Olga and I went on a long walk yesterday through Hampstead and the Heath. The weather was gray and there were (again) tons of people out, but we had a good time.
For Olga, of course, this meant chasing squirrels up trees and barking at them frantically. Here she's jumping down after doing her best to scale the trunk of that gnarled old oak. She has never absorbed the fact that she can't climb like the squirrels can.
When we first arrived on the Heath, I heard distant music. As we walked we came upon two people playing a saxophone and a trumpet.
I didn't want to get too close and intrude. They were both really good. I made an audio recording too. I deliberately did it from some distance away so you could hear the music blending with the ambient sounds of the Heath, just as I heard it while walking:
The sax at the beginning is very faint, but the trumpet comes in clearer. I apologize for the impatiently barking Olga.
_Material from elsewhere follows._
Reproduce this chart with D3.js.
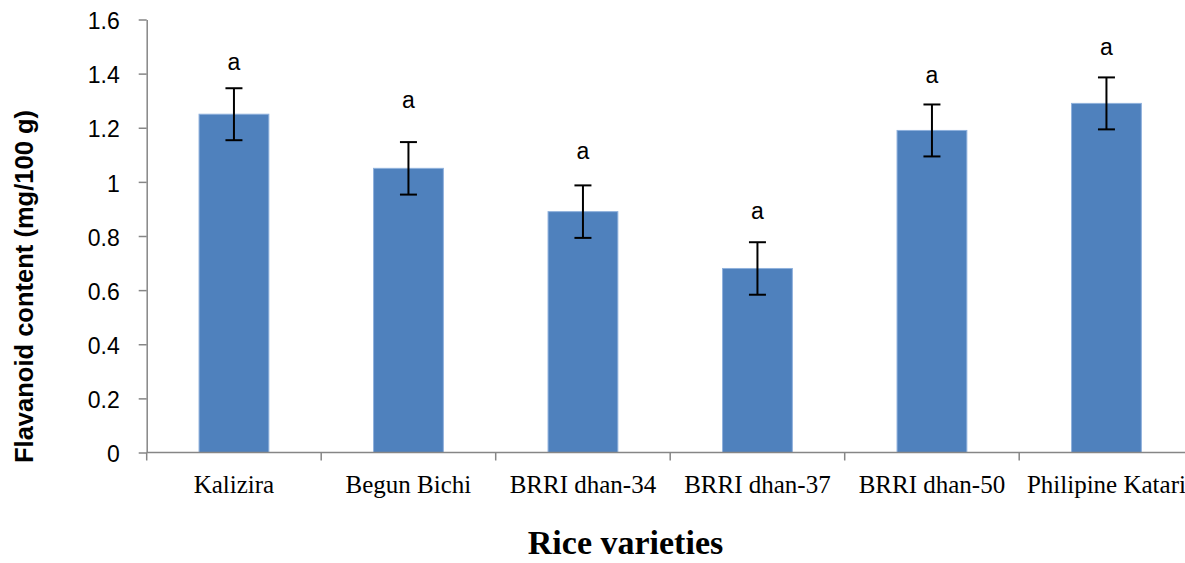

Now that the leaves have mostly fallen, we had a pretty good view of Witanhurst and, beyond it, St. Michael's Church in Highgate. Witanhurst is a huge mansion -- the largest private home in London, second only to Buckingham Palace (which I suppose isn't really private). It was built about a hundred years ago by a wealthy industrialist whose family lived there until the mid 1960's. It then passed through a string of owners including Syria's ruling Assad family before being sold to a mysterious buyer in 2008. It has since been renovated and expanded -- because why be merely huge when you could be IMMENSE -- and was the subject of a fascinating article a few years ago in The New Yorker. (The secretive buyer, it turns out, is a Russian oligarch. No surprise there.)
Olga eventually reached a point when she preferred to lie on the grass and watch the squirrels rather than chase them -- but she still wasn't ready to go home by the end of our walk. So we made another short loop through the woods before I finally coaxed her home.